# WORK TO BE COMPLETED:
Scan the listing below and copy every line holding "Apache".

# THE DATA:
==============================

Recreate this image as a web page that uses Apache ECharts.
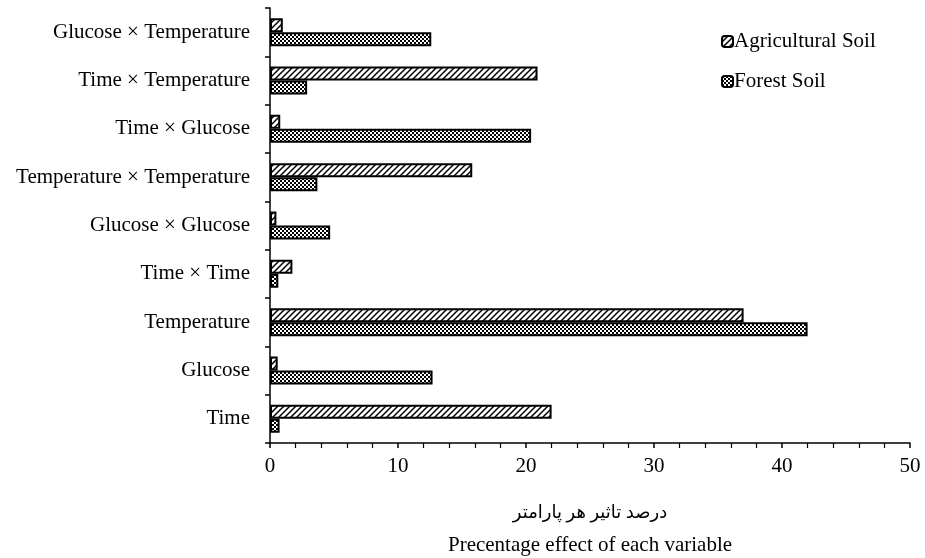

==============================

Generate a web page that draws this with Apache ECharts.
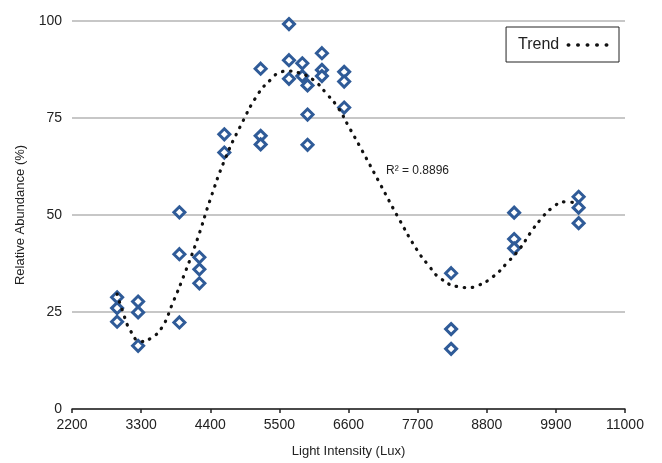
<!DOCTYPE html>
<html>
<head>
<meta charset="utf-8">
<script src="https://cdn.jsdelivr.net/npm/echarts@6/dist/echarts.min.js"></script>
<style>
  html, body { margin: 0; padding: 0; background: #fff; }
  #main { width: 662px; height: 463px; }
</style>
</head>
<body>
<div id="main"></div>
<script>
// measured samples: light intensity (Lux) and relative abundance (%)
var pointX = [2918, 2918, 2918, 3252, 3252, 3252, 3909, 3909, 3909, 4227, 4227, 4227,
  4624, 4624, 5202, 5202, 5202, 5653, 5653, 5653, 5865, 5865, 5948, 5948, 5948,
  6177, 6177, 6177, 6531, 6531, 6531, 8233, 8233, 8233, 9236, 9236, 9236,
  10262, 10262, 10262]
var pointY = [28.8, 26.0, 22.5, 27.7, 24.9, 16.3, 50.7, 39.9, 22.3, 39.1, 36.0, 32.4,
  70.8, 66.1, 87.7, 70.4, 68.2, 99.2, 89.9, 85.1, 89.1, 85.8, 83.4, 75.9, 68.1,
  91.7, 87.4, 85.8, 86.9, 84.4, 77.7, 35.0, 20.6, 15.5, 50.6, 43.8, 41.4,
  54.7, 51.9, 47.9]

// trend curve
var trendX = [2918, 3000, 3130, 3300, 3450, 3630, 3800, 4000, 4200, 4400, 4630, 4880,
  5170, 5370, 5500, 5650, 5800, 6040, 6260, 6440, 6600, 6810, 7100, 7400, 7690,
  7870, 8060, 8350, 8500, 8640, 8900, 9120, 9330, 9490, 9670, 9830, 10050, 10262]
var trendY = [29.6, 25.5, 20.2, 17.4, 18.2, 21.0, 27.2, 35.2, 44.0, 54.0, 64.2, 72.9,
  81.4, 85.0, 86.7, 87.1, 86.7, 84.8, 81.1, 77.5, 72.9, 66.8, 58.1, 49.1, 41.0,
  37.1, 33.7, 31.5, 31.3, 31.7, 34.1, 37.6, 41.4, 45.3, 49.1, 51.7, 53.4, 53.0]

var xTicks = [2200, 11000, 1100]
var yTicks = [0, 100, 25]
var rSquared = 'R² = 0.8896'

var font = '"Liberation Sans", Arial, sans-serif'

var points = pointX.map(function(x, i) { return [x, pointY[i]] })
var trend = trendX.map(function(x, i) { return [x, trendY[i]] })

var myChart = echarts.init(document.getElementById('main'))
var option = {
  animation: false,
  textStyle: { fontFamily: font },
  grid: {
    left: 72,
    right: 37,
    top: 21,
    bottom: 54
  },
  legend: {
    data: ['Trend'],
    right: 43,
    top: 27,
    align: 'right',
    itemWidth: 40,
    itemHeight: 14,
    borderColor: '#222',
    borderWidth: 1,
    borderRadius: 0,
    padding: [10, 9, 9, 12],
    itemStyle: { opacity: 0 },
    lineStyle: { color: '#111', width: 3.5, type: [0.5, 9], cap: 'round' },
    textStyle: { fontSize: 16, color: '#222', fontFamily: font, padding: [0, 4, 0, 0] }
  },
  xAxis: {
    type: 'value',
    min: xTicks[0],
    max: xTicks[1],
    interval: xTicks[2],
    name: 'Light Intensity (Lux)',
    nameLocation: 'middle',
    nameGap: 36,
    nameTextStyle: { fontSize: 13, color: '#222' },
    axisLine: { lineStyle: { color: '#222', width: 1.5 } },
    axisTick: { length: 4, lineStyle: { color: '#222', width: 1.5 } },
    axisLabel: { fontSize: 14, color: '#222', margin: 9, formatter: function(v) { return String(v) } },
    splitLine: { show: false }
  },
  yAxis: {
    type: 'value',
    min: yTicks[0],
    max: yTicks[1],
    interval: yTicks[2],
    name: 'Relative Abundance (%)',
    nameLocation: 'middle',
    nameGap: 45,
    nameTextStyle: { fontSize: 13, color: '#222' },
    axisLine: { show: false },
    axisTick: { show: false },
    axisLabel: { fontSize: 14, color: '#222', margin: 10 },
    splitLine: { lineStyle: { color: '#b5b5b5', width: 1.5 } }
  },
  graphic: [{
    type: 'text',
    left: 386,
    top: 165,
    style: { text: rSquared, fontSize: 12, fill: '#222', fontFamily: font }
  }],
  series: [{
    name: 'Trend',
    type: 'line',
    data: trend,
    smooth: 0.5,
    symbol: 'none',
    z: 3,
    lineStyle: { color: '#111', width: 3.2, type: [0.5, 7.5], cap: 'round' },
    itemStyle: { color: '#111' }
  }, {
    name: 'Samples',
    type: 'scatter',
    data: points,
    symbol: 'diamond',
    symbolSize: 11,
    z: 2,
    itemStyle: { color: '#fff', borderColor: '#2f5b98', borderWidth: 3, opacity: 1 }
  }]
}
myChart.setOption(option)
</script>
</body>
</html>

==============================

# ANSWER TO THE TASK:
Recreate this image as a web page that uses Apache ECharts.
Generate a web page that draws this with Apache ECharts.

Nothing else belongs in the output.